Werner, B., Scott, J. G., Sottoriva, A., Anderson, A. R., Traulsen, A., & Altrock, P. M. (2016). The cancer stem cell fraction in hierarchically organized tumors can be estimated using mathematical modeling and patient-specific treatment trajectories. Cancer research: an official organ of the American Association for Cancer Research, 76(7). doi:10.1158/0008-5472.CAN-15-2069.

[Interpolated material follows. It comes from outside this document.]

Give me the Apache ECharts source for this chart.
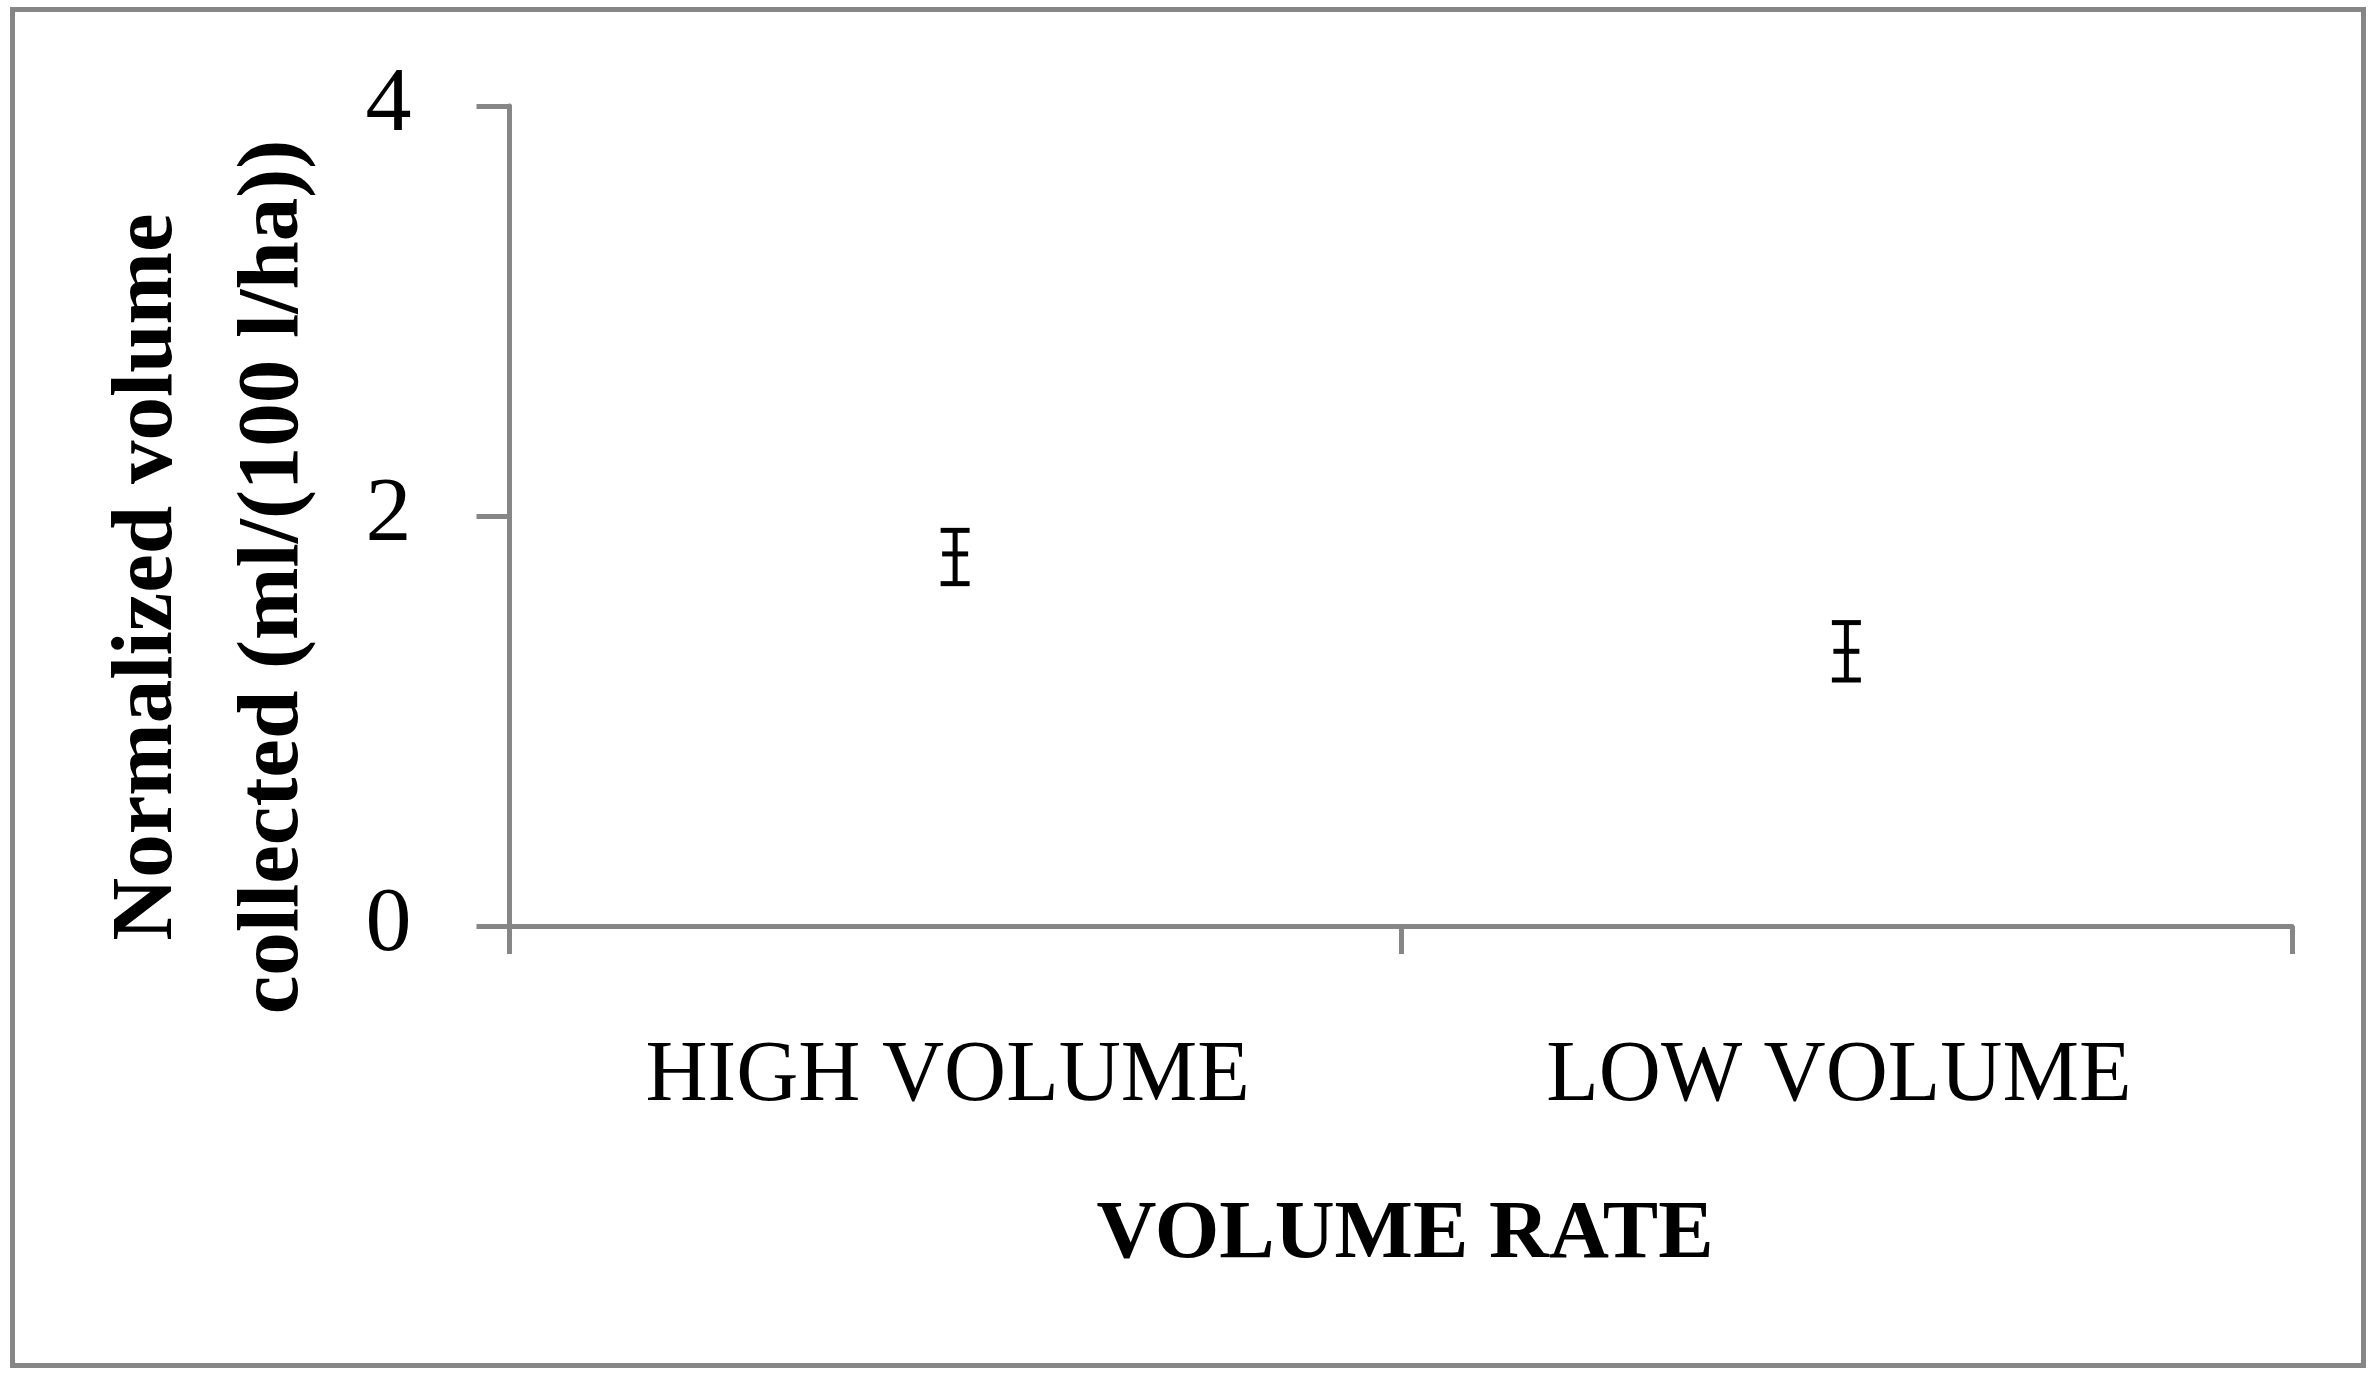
<!DOCTYPE html>
<html>
<head>
<meta charset="utf-8">
<script src="https://cdn.jsdelivr.net/npm/echarts@6/dist/echarts.min.js"></script>
<style>
html,body{margin:0;padding:0;background:#fff;}
#chart{width:2373px;height:1377px;}
</style>
</head>
<body>
<div id="chart"></div>
<script>
const categories = ['HIGH VOLUME', 'LOW VOLUME'];
const means = [1.815, 1.34];
const lowerBounds = [1.67, 1.20];
const upperBounds = [1.93, 1.48];
const yMin = 0, yMax = 4, yInterval = 2;
const yTitle = 'Normalized volume\ncollected (ml/(100 l/ha))';
const xTitle = 'VOLUME RATE';

const gray = '#868686';
const serif = '"Liberation Serif", "DejaVu Serif", serif';

const chart = echarts.init(document.getElementById('chart'), null, {renderer: 'canvas'});

const errData = categories.map((c, i) => [i, means[i], lowerBounds[i], upperBounds[i]]);

chart.setOption({
  animation: false,
  backgroundColor: '#fff',
  grid: {left: 509.5, right: 81, top: 106, bottom: 451, containLabel: false},
  xAxis: {
    type: 'category',
    data: categories,
    boundaryGap: true,
    axisLine: {lineStyle: {color: gray, width: 5}},
    axisTick: {show: true, length: 28, lineStyle: {color: gray, width: 5}},
    axisLabel: {margin: 109, fontFamily: serif, fontSize: 86, lineHeight: 84, color: '#000',
                padding: [0, 15, 0, 0]},
    splitLine: {show: false}
  },
  yAxis: {
    type: 'value',
    min: yMin, max: yMax, interval: yInterval,
    axisLine: {show: true, lineStyle: {color: gray, width: 5}},
    axisTick: {show: true, length: 33, lineStyle: {color: gray, width: 5}},
    axisLabel: {margin: 98, fontFamily: serif, fontSize: 92, color: '#000'},
    splitLine: {show: false}
  },
  graphic: [
    {type: 'rect', shape: {x: 12.5, y: 9.5, width: 2351, height: 1356},
     style: {fill: 'none', stroke: gray, lineWidth: 5}, silent: true},
    {type: 'text', x: 212, y: 577, rotation: Math.PI / 2,
     style: {text: yTitle, fontFamily: serif, fontWeight: 'bold', fontSize: 87,
             lineHeight: 126, fill: '#000', align: 'center', verticalAlign: 'middle'}},
    {type: 'text', x: 1405, y: 1236,
     style: {text: xTitle, fontFamily: serif, fontWeight: 'bold', fontSize: 83,
             fill: '#000', align: 'center', verticalAlign: 'middle'}}
  ],
  series: [{
    type: 'custom',
    data: errData,
    renderItem: function (params, api) {
      const m = api.coord([api.value(0), api.value(1)]);
      const lo = api.coord([api.value(0), api.value(2)]);
      const hi = api.coord([api.value(0), api.value(3)]);
      const x = m[0];
      const cap = 14.5, dash = 13;
      const st = {stroke: '#000', lineWidth: 5, fill: null};
      return {
        type: 'group',
        children: [
          {type: 'line', shape: {x1: x, y1: hi[1], x2: x, y2: lo[1]}, style: st},
          {type: 'line', shape: {x1: x - cap, y1: hi[1], x2: x + cap, y2: hi[1]}, style: st},
          {type: 'line', shape: {x1: x - cap, y1: lo[1], x2: x + cap, y2: lo[1]}, style: st},
          {type: 'line', shape: {x1: x - dash, y1: m[1], x2: x + dash, y2: m[1]}, style: st}
        ]
      };
    }
  }]
});
</script>
</body>
</html>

Cite as: https://hdl.handle.net/11858/00-001M-0000-0027-F761-F
Abstract
Cancers arise as a result of genetic and epigenetic alterations. These accumulate in cells during the processes of tissue development, homeostasis and repair. Many tumor types are hierarchically organized and driven by a sub-population of cells often called cancer stem cells. Cancer stem cells are uniquely capable of recapitulating the tumor and can be highly resistant to radio- and chemotherapy treatment. We investigate tumor growth patterns from a theoretical standpoint and show how significant changes in pre- and post-therapy tumor dynamics are tied to the dynamics of cancer stem cells. We identify two characteristic growth regimes of a tumor population that can be leveraged to estimate cancer stem cell fractions in vivo using simple linear regression. Our method is a mathematically exact result, parameter free and does not require any microscopic knowledge of the tumor properties. A more accurate quantification of the direct link between the sub-population driving tumor growth and treatment response promises new ways to individualize treatment strategies.